Loyola coach Diane Geppi-Aikens said that she knew the Terps would score and that her team needed to increase its offensive output to have any chance of pulling off the upset."We didn't come in thinking we were going to stop Maryland's great players," said Geppi-Aikens. "I told my team coming into this game the ballgame was going to be won at the draw control and on our offensive end of the field. I think we showed that at the beginning of the game, but this game's about possession. We turned the ball over a bit, we didn't stick the ball in the back of the net and we didn't come up with the draw controls."
Maryland had significant advantages in draw controls (19-6) and shots (30-21), which didn't let the Greyhounds keep it close for long.
After the Terps took a 3-1 lead, the Greyhounds gained some momentum, sparked by Dabrowski's first save. The sophomore goalie snared a tough shot by Comito with 20:30 left.
Her teammates responded by scoring two straight goals - Stephanie Sweet on a free position and Stacey Morlang working against a double team - to tie at 3 with 16:25 left. But the tide quickly turned 3 1/2 minutes later.
Dabrowski picked up a yellow card after her dash to make an interception ended in a collision with Terps attacker Meg McNamara. On the open net free position shot, McNamara gave the Terps a 4-3 lead.

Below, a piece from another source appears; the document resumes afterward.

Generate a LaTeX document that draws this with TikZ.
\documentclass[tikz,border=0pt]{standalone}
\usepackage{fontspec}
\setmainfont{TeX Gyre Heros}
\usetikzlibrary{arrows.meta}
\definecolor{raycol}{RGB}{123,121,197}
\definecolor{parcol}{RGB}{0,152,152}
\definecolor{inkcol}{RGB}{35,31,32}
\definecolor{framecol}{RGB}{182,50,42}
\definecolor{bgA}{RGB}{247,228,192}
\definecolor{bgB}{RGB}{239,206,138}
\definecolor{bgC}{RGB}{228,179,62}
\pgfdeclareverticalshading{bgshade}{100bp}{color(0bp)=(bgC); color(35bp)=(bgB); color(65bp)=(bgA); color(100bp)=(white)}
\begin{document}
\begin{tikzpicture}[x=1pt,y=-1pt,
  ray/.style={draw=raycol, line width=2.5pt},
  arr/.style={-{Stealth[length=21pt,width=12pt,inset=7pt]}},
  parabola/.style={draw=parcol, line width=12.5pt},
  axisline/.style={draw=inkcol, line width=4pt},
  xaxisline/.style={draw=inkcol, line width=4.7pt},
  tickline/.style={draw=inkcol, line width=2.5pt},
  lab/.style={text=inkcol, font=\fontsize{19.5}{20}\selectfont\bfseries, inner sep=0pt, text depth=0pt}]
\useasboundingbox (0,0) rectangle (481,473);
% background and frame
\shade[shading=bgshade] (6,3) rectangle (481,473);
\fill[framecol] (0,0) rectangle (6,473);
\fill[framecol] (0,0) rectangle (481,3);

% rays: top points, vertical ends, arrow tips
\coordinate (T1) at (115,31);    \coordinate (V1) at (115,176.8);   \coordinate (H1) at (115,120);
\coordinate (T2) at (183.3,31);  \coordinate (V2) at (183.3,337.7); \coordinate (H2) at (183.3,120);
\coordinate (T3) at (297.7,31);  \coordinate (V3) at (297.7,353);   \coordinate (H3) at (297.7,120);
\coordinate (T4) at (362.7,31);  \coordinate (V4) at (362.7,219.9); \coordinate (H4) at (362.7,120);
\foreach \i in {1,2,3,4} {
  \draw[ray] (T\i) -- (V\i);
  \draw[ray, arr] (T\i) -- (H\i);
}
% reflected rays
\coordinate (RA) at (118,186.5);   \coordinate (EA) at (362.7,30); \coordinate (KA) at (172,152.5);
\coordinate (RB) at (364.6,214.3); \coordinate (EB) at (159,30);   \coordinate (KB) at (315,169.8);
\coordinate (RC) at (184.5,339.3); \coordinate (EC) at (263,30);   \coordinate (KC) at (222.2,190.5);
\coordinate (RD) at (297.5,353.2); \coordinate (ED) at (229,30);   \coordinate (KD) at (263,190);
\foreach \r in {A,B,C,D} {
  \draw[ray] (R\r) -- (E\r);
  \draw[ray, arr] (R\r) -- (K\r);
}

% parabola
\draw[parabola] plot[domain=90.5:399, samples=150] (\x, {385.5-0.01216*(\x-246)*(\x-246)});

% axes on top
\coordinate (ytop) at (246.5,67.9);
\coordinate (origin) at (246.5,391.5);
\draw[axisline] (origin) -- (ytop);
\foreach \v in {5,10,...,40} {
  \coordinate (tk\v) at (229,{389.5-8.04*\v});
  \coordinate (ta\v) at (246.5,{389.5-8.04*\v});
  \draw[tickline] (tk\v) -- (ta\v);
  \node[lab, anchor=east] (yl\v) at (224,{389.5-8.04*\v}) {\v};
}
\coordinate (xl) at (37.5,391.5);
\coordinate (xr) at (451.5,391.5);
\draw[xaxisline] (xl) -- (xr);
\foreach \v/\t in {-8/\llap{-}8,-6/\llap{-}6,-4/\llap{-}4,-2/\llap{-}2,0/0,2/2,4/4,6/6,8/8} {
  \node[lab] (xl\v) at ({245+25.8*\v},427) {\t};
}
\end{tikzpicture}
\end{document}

Although the Greyhounds held off the Terps while backup keeper Kate Plantholt replaced Dabrowski for the two-minute foul, the Terps soon picked up the pace. Kristin Sommar scored a one-on-one goal to spark a five-goal Maryland run to end the first half. Comito's sidearm shot against a double team gave the Terps a 9-3 edge at the half.
Maryland then ran its lead to 15-5 with a 6-1 run to open the second half. The Terps scored eight goals in the half on their first nine shots and Adams scored three straight."Trish did have some great saves today," said Geppi-Aikens, "but Maryland has the best shooters in the country and they did a nice job of burning us a little. We didn't have any doubles and they came right in on her."